Pour sa part, le sénateur du Front de libération nationale (FLN) Abdelouaheb Benzaim a été beaucoup plus ferme : L'Algérie "devrait interdire le départ" des médecins et des spécialistes du pays. Il l'a déclaré sur son compte Facebook, où il a fait valoir qu'il s'agit d'une "question de sécurité sanitaire nationale". "Il est inconcevable que nos hôpitaux souffrent d'un manque cruel de spécialistes, alors que nous les exportons à l'étranger", a ajouté M. Benzaim.
La population totale de l'Algérie avoisine les 45 millions de personnes, mais plus de 6 millions d'Algériens sont en diaspora, hors des frontières du pays.

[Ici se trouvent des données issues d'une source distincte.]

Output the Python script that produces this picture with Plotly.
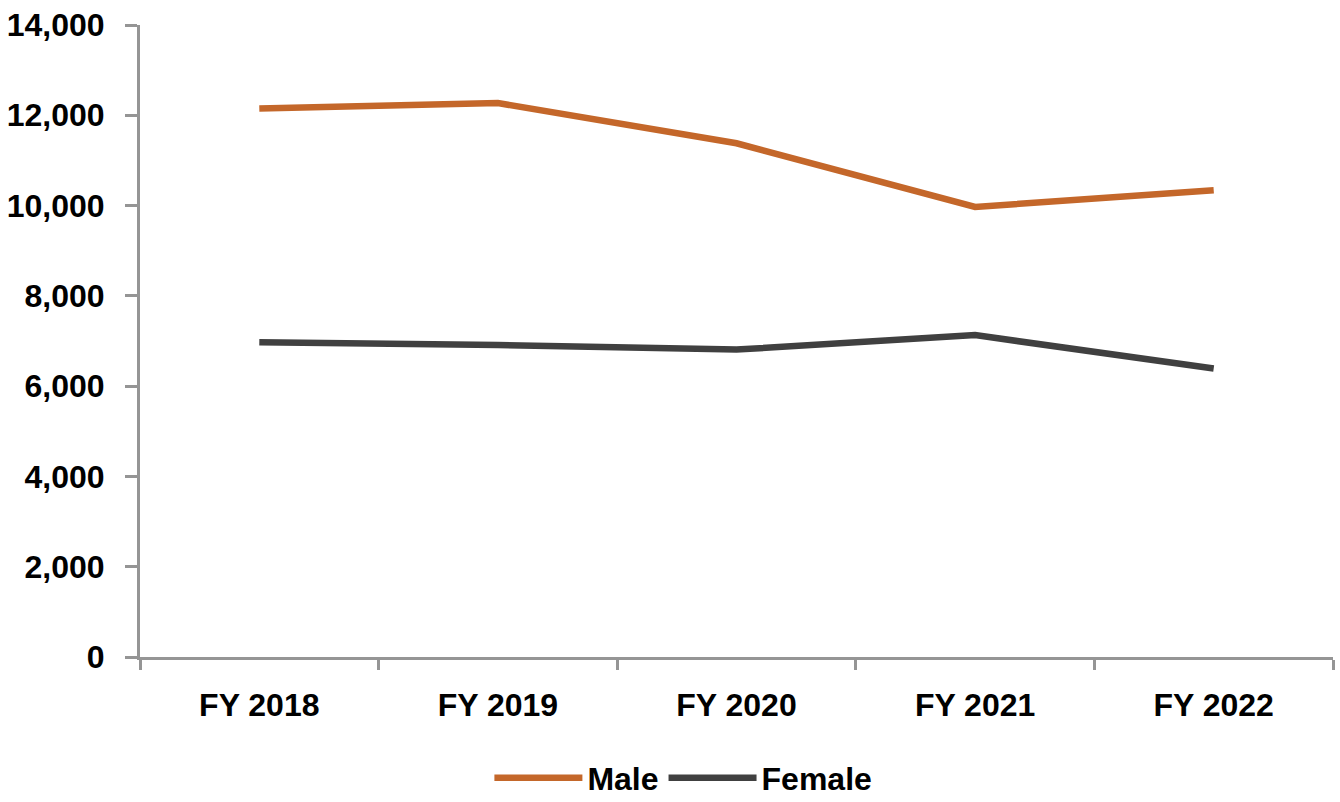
import plotly.graph_objects as go

years = ["FY 2018", "FY 2019", "FY 2020", "FY 2021", "FY 2022"]
male = [12150, 12270, 11380, 9970, 10340]
female = [6970, 6910, 6810, 7130, 6390]

FONT = "Liberation Sans Narrow, Arial Narrow, Liberation Sans, sans-serif"
AXIS_GREY = "#959595"
LABEL_FONT = dict(family=FONT, size=32, color="black", weight="bold")

fig = go.Figure()
fig.add_trace(go.Scatter(x=years, y=male, mode="lines", name="Male",
                         line=dict(color="#C4672A", width=6.5)))
fig.add_trace(go.Scatter(x=years, y=female, mode="lines", name="Female",
                         line=dict(color="#404040", width=6.5)))

fig.update_layout(
    width=1340, height=802,
    margin=dict(l=140, r=7, t=25, b=145, autoexpand=False),
    paper_bgcolor="white", plot_bgcolor="white",
    font=LABEL_FONT,
    showlegend=True,
    legend=dict(orientation="h", x=0.51, xanchor="center", xref="container",
                y=0.03, yanchor="middle", yref="container", itemwidth=88,
                font=LABEL_FONT),
)
fig.update_xaxes(
    type="category", range=[-0.5, 4.5], tickson="boundaries",
    showline=True, linecolor=AXIS_GREY, linewidth=3,
    ticks="outside", ticklen=10, tickwidth=3, tickcolor=AXIS_GREY,
    ticklabelstandoff=18, automargin=False,
    showgrid=False, zeroline=False, tickfont=LABEL_FONT,
)
fig.update_yaxes(
    range=[0, 14000], dtick=2000, tickformat=",",
    showline=True, linecolor=AXIS_GREY, linewidth=3,
    ticks="outside", ticklen=12, tickwidth=3, tickcolor=AXIS_GREY,
    ticklabelstandoff=14, automargin=False,
    showgrid=False, zeroline=False, tickfont=LABEL_FONT,
)

fig.write_html("out.html")
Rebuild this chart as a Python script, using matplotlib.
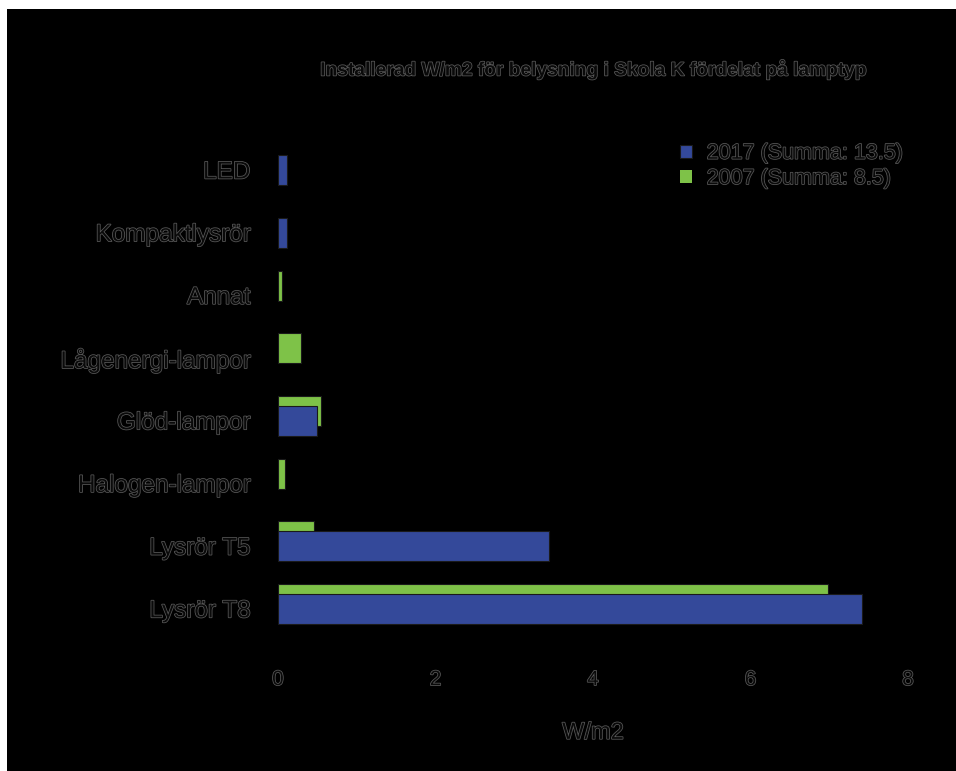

L'accumulation des échecs des différents gouvernements, qui n'ont pas réussi à atteindre leurs objectifs même pendant les années de prospérité économique - lorsque le pays recevait près de 1,5 milliard de dollars (plus de 1,3 milliard de dollars) de recettes pétrolières - et le blocage politique et social ont fait doubler le nombre de migrants algériens.
Pour des raisons professionnelles, plus de 2 millions de personnes ont quitté le pays au cours des 20 dernières années, principalement pour les territoires européens de France, d'Espagne et d'Italie. Cela ne fait qu'accroître les difficultés du gouvernement à fournir les services nécessaires aux citoyens.